By next morning it was all over the Internet and in the press. The primary question was did the club deny entrance to the group because it was comprised of mostly black men? The fact that these guys were famous athletes made the story even more provocative. You’d think they’d want celebrities in the club.

In fairness to Angels & Kings, which is partially owned by Pete Wentz of Fallout Boy (ugh!), another entity was leasing the club that night. In addition, not all the players denied entry were black. And, finally, according to eyewitness accounts, several rejected Bears didn’t seem to give a shit. They would take their copious wads of money (arguably undeserved this year) to some other overrated club in Chicago’s touristy River North district, which is exactly what they did.

Still, the accusations of racial profiling by the club came fast and furious. Sorry, Mr. Wentz, but the “fallout” was brutal. Actually, it’s still going on. Inquiries are being made. The usual denials, rebuttals and arguments…

Why am I writing about racial profiling? Because not only is it disturbing and fascinating but to me it feels awfully similar to target marketing. An advertiser (Angels & Kings) targets a specific group (white men and women) to embrace his brand (upscale & hip), forsaking all others (blacks and other minorities). In fact, one could argue that maintaining the brand’s equity actually requires the brand manager to forsake all others.

Calm down. I’m not a hater; I’m just turning around an argument and framing it in the context of marketing.

But take this truth and suck on it: racial profiling occurs in every club with a gated entrance, bouncer, and cover charge. That’s what the rope is for: Keeping. People. Out.

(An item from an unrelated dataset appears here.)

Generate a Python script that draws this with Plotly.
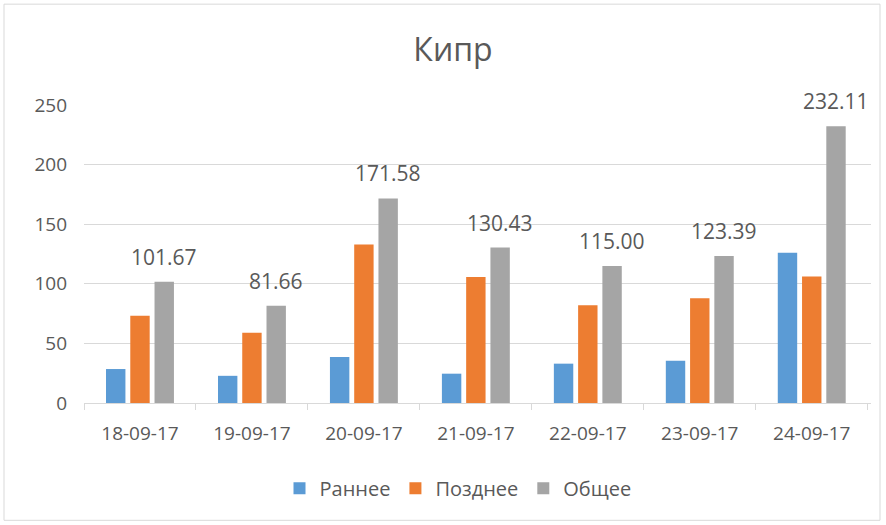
import plotly.graph_objects as go

categories = ["18-09-17", "19-09-17", "20-09-17", "21-09-17", "22-09-17", "23-09-17", "24-09-17"]
early = [28.5, 22.8, 38.6, 24.6, 33.0, 35.5, 126.0]
late = [73.2, 58.9, 133.0, 105.8, 82.0, 87.9, 106.1]
total = [101.67, 81.66, 171.58, 130.43, 115.00, 123.39, 232.11]
series_names = ["Раннее", "Позднее", "Общее"]
colors = ["#5B9BD5", "#ED7D31", "#A5A5A5"]

FONT = "Open Sans"
TXT = "#595959"
BARGAP = 0.35

fig = go.Figure()
for name, vals, c in zip(series_names, [early, late, total], colors):
    fig.add_trace(go.Bar(x=categories, y=vals, name=name, marker_color=c,
                         marker_line_width=0))

slot = (1 - BARGAP) / 3
for i, v in enumerate(total):
    fig.add_annotation(x=i + slot, y=v, xref="x", yref="y", text=f"{v:.2f}",
                       showarrow=False, yanchor="bottom", yshift=9,
                       font=dict(family=FONT, size=21, color=TXT))

L, R, T, B = 84, 15, 105, 121.5
pw = 886 - L - R
ph = 525 - T - B
fig.add_shape(type="rect", xref="paper", yref="paper",
              x0=(4 - L) / pw, x1=(880 - L) / pw,
              y0=(525 - B - 521) / ph, y1=(525 - B - 4) / ph,
              line=dict(color="#D9D9D9", width=1), layer="below")

fig.update_layout(
    width=886, height=525,
    margin=dict(l=L, r=R, t=T, b=B),
    paper_bgcolor="white", plot_bgcolor="white",
    barmode="group", bargap=BARGAP, bargroupgap=0.2,
    title=dict(text="Кипр", x=453 / 886, xanchor="center", y=1 - 50 / 525, yanchor="middle",
               font=dict(family=FONT, size=32, color=TXT)),
    font=dict(family=FONT, size=17, color=TXT),
    legend=dict(orientation="h", x=(458 - L) / pw, xanchor="center", y=(525 - B - 489) / ph,
                yanchor="middle",
                font=dict(family=FONT, size=20, color=TXT), itemwidth=30,
                traceorder="normal"),
    showlegend=True,
)
fig.update_yaxes(range=[0, 250], dtick=50, gridcolor="#D9D9D9", gridwidth=1,
                 zeroline=False, showline=False, ticks="", ticklabelstandoff=16,
                 tickfont=dict(family=FONT, size=19, color=TXT))
fig.update_xaxes(type="category", showline=True, linecolor="#D9D9D9", linewidth=1,
                 ticks="outside", tickson="boundaries", ticklen=6, tickcolor="#D9D9D9",
                 ticklabelstandoff=13,
                 tickfont=dict(family=FONT, size=19, color=TXT))

fig.write_html("out.html", post_script="document.body.style.margin='0';",
               config={"displayModeBar": False})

I’ve spoken to several influential club owners in this town and they all freely admit to racially profiling customers. Furthermore, they claim it’s standard operating procedure. One told me his business wouldn’t succeed if it operated more democratically. How do they get away with it? The easiest trick is invoking a dress code. If an owner doesn’t want you in his club he needs only to find something inappropriate about your wardrobe. This happens all the time. Is it a racist agenda or is the proprietor just trying to protect his brand?

And it’s not just African-Americans getting “blacklisted.”

Recently, a popular club in Chicago’s so-called Viagra triangle became “overrun” with young Indians. According to the owner they were an invasive species, crowding out the regular customers. Via arbitrary dress codes and made up private parties, the bar’s owner began turning them away in droves. It worked. The “locusts” moved on to another field. His words not mine.

What do you think? Does a brand have a right to choose its customers? What about the age-old practice of charging men a cover but not women? Is that prejudiced? If so, where’s the uproar? Before answering any of these questions, ask yourself what you would do if, for example, you owned a club and your regular customers stopped coming in because another group was. Maybe you’re not so liberal in your own back yard.